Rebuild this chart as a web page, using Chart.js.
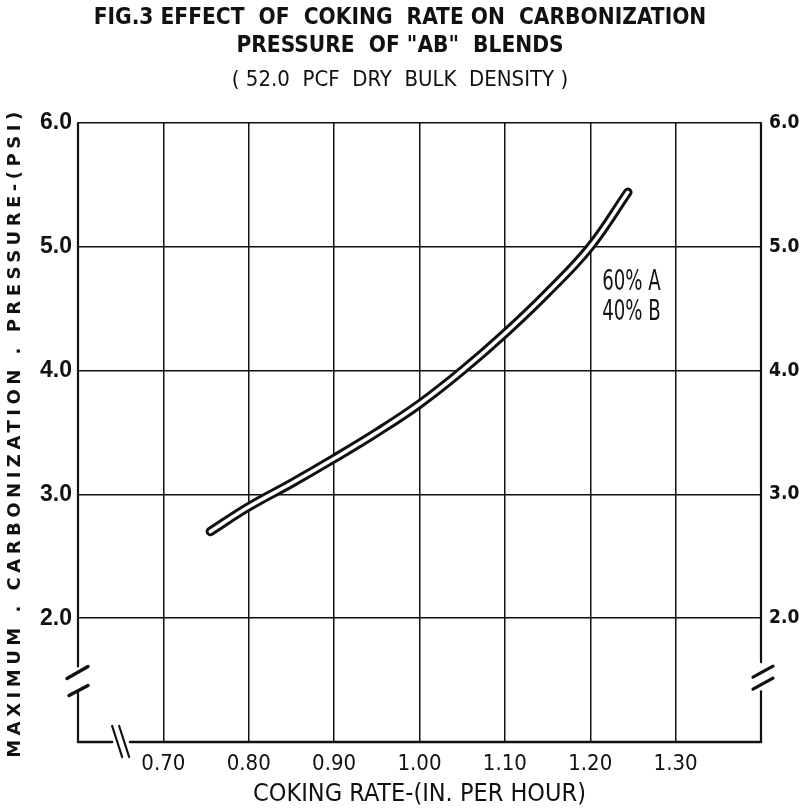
<!DOCTYPE html>
<html>
<head>
<meta charset="utf-8">
<script src="https://cdn.jsdelivr.net/npm/chart.js@4.4.1/dist/chart.umd.min.js"></script>
<style>
    html, body { margin: 0; padding: 0; background: #fff; }
    #wrap { width: 800px; height: 812px; }
</style>
</head>
<body>
<div id="wrap"><canvas id="myChart"></canvas></div>
<script>
// values
const cokingRate = [0.755, 0.80, 0.85, 0.90, 0.95, 1.00, 1.05, 1.10, 1.15, 1.20, 1.244];
const pressure = [2.70, 2.90, 3.09, 3.29, 3.50, 3.73, 4.00, 4.30, 4.63, 5.00, 5.44];
const xTicks = [0.70, 0.80, 0.90, 1.00, 1.10, 1.20, 1.30];
const yTicks = [2.0, 3.0, 4.0, 5.0, 6.0];
const blendLabel = ['60% A', '40% B'];
const titleLines = ['FIG.3 EFFECT  OF  COKING  RATE ON  CARBONIZATION', 'PRESSURE  OF "AB"  BLENDS'];
const subTitle = '( 52.0  PCF  DRY  BULK  DENSITY )';
const xTitle = 'COKING RATE-(IN. PER HOUR)';
const yTitle = 'MAXIMUM . CARBONIZATION . PRESSURE-(PSI)';

const narrow = "'DejaVu Sans Condensed', sans-serif";
const ink = '#111';

const points = cokingRate.map((x, i) => ({x: x, y: pressure[i]}));

const isTick = (list, v) => list.some(t => Math.abs(t - v) < 1e-6);

// frame with the axis breaks, as on the original sheet
const frame = {
    id: 'frame',
    beforeDatasetsDraw(chart) {
        const {ctx, scales: {x, y}} = chart;
        const left = x.getPixelForValue(0.6);
        const right = x.getPixelForValue(1.4);
        const top = y.getPixelForValue(6);
        const bottom = y.getPixelForValue(1);
        const seg = (x1, y1, x2, y2, w) => {
            ctx.lineWidth = w;
            ctx.beginPath();
            ctx.moveTo(x1, y1);
            ctx.lineTo(x2, y2);
            ctx.stroke();
        };
        ctx.save();
        ctx.strokeStyle = ink;
        ctx.lineCap = 'round';

        // left
        const lb1 = y.getPixelForValue(1.61);
        const lb2 = y.getPixelForValue(1.40);
        seg(left, top, left, lb1, 2.2);
        seg(left, lb2, left, bottom, 2.2);
        seg(left - 11, lb1 + 12, left + 10, lb1, 3.5);
        seg(left - 9, lb2 + 3, left + 10, lb2 - 7, 3.5);

        // bottom
        const xb1 = x.getPixelForValue(0.64);
        const xb2 = x.getPixelForValue(0.661);
        seg(left, bottom, xb1, bottom, 2.6);
        seg(xb2, bottom, right, bottom, 2.6);
        seg(xb1, bottom - 16, xb1 + 10, bottom + 15, 2.2);
        seg(xb1 + 7, bottom - 16, xb1 + 17, bottom + 15, 2.2);

        // right
        const rb1 = y.getPixelForValue(1.645);
        const rb2 = y.getPixelForValue(1.41);
        seg(right, top, right, rb1, 2.2);
        seg(right, rb2, right, bottom, 2.2);
        seg(right - 8, rb1 + 15, right + 12, rb1 + 4, 3.2);
        seg(right - 8, rb1 + 27, right + 12, rb1 + 16, 3.2);
        ctx.restore();
    }
};

// rotated left title and the blend note
const notes = {
    id: 'notes',
    afterDraw(chart) {
        const {ctx, chartArea, scales: {x, y}} = chart;
        ctx.save();
        ctx.fillStyle = ink;
        ctx.font = "bold 18px 'DejaVu Sans', sans-serif";
        ctx.letterSpacing = '4.5px';
        ctx.textAlign = 'center';
        ctx.textBaseline = 'middle';
        ctx.translate(15, (chartArea.top + chartArea.bottom) / 2);
        ctx.rotate(-Math.PI / 2);
        ctx.fillText(yTitle, 0, 0);
        ctx.restore();

        // narrow lettering like the drawing
        blendLabel.forEach((txt, i) => {
            ctx.save();
            ctx.fillStyle = ink;
            ctx.font = '28px ' + narrow;
            ctx.textAlign = 'left';
            ctx.textBaseline = 'middle';
            ctx.translate(x.getPixelForValue(1.214), y.getPixelForValue(i === 0 ? 4.71 : 4.47));
            ctx.scale(0.72, 1);
            ctx.fillText(txt, 0, 0);
            ctx.restore();
        });
    }
};

const ctx = document.getElementById('myChart').getContext('2d');

const myChart = new Chart(ctx, {
    type: 'line',
    data: {
        datasets: [{
            // white core of the double line
            data: points,
            borderColor: '#fff',
            borderWidth: 3.5,
            borderCapStyle: 'round',
            pointRadius: 0,
            tension: 0.4
        }, {
            data: points,
            borderColor: ink,
            borderWidth: 9.5,
            borderCapStyle: 'round',
            pointRadius: 0,
            tension: 0.4
        }]
    },
    options: {
        responsive: true,
        maintainAspectRatio: false,
        animation: false,
        layout: {padding: 0},
        plugins: {
            legend: {display: false},
            tooltip: {enabled: false},
            title: {
                display: true,
                text: titleLines,
                color: ink,
                font: {family: narrow, size: 22.5, weight: 'bold', lineHeight: 1.245},
                padding: {top: 4, bottom: 0}
            },
            subtitle: {
                display: true,
                text: subTitle,
                color: ink,
                font: {family: narrow, size: 22, lineHeight: 1.0},
                padding: {top: 9, bottom: 32}
            }
        },
        scales: {
            x: {
                type: 'linear',
                min: 0.6,
                max: 1.4,
                border: {display: false},
                grid: {
                    drawTicks: false,
                    lineWidth: 1.5,
                    color: c => isTick(xTicks, c.tick.value) ? ink : 'rgba(0,0,0,0)'
                },
                ticks: {
                    stepSize: 0.1,
                    autoSkip: false,
                    maxRotation: 0,
                    padding: 9,
                    color: ink,
                    font: {family: narrow, size: 22},
                    callback: v => isTick(xTicks, v) ? v.toFixed(2) : ''
                },
                title: {
                    display: true,
                    text: xTitle,
                    color: ink,
                    font: {family: narrow, size: 25, lineHeight: 1.2},
                    padding: {top: 0, bottom: 3}
                },
                afterFit: s => { s.height = 70; }
            },
            y: {
                min: 1,
                max: 6,
                border: {display: false},
                grid: {
                    drawTicks: false,
                    lineWidth: 1.5,
                    color: c => isTick(yTicks, c.tick.value) ? ink : 'rgba(0,0,0,0)'
                },
                ticks: {
                    stepSize: 1,
                    padding: 6,
                    color: ink,
                    font: {family: "'Liberation Sans', Arial, sans-serif", size: 23, weight: 'bold'},
                    callback: v => isTick(yTicks, v) ? v.toFixed(1) : ''
                },
                afterFit: s => { s.width = 78; }
            },
            y2: {
                position: 'right',
                min: 1,
                max: 6,
                border: {display: false},
                grid: {display: false, drawTicks: false},
                ticks: {
                    stepSize: 1,
                    padding: 8,
                    color: ink,
                    font: {family: narrow, size: 19, weight: 'bold'},
                    callback: v => isTick(yTicks, v) ? v.toFixed(1) : ''
                },
                afterFit: s => { s.width = 39; }
            }
        }
    },
    plugins: [frame, notes]
});
</script>
</body>
</html>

▬▬▬▬▬▬

* _REQUIRED WORK_: Pictures stay out. Print the data exactly, from its first line through the line containing "const isTick = (list, v)".

* _RESULT OF THIS TASK_:
Rebuild this chart as a web page, using Chart.js.
<!DOCTYPE html>
<html>
<head>
<meta charset="utf-8">
<script src="https://cdn.jsdelivr.net/npm/chart.js@4.4.1/dist/chart.umd.min.js"></script>
<style>
    html, body { margin: 0; padding: 0; background: #fff; }
    #wrap { width: 800px; height: 812px; }
</style>
</head>
<body>
<div id="wrap"><canvas id="myChart"></canvas></div>
<script>
// values
const cokingRate = [0.755, 0.80, 0.85, 0.90, 0.95, 1.00, 1.05, 1.10, 1.15, 1.20, 1.244];
const pressure = [2.70, 2.90, 3.09, 3.29, 3.50, 3.73, 4.00, 4.30, 4.63, 5.00, 5.44];
const xTicks = [0.70, 0.80, 0.90, 1.00, 1.10, 1.20, 1.30];
const yTicks = [2.0, 3.0, 4.0, 5.0, 6.0];
const blendLabel = ['60% A', '40% B'];
const titleLines = ['FIG.3 EFFECT  OF  COKING  RATE ON  CARBONIZATION', 'PRESSURE  OF "AB"  BLENDS'];
const subTitle = '( 52.0  PCF  DRY  BULK  DENSITY )';
const xTitle = 'COKING RATE-(IN. PER HOUR)';
const yTitle = 'MAXIMUM . CARBONIZATION . PRESSURE-(PSI)';

const narrow = "'DejaVu Sans Condensed', sans-serif";
const ink = '#111';

const points = cokingRate.map((x, i) => ({x: x, y: pressure[i]}));

const isTick = (list, v) => list.some(t => Math.abs(t - v) < 1e-6);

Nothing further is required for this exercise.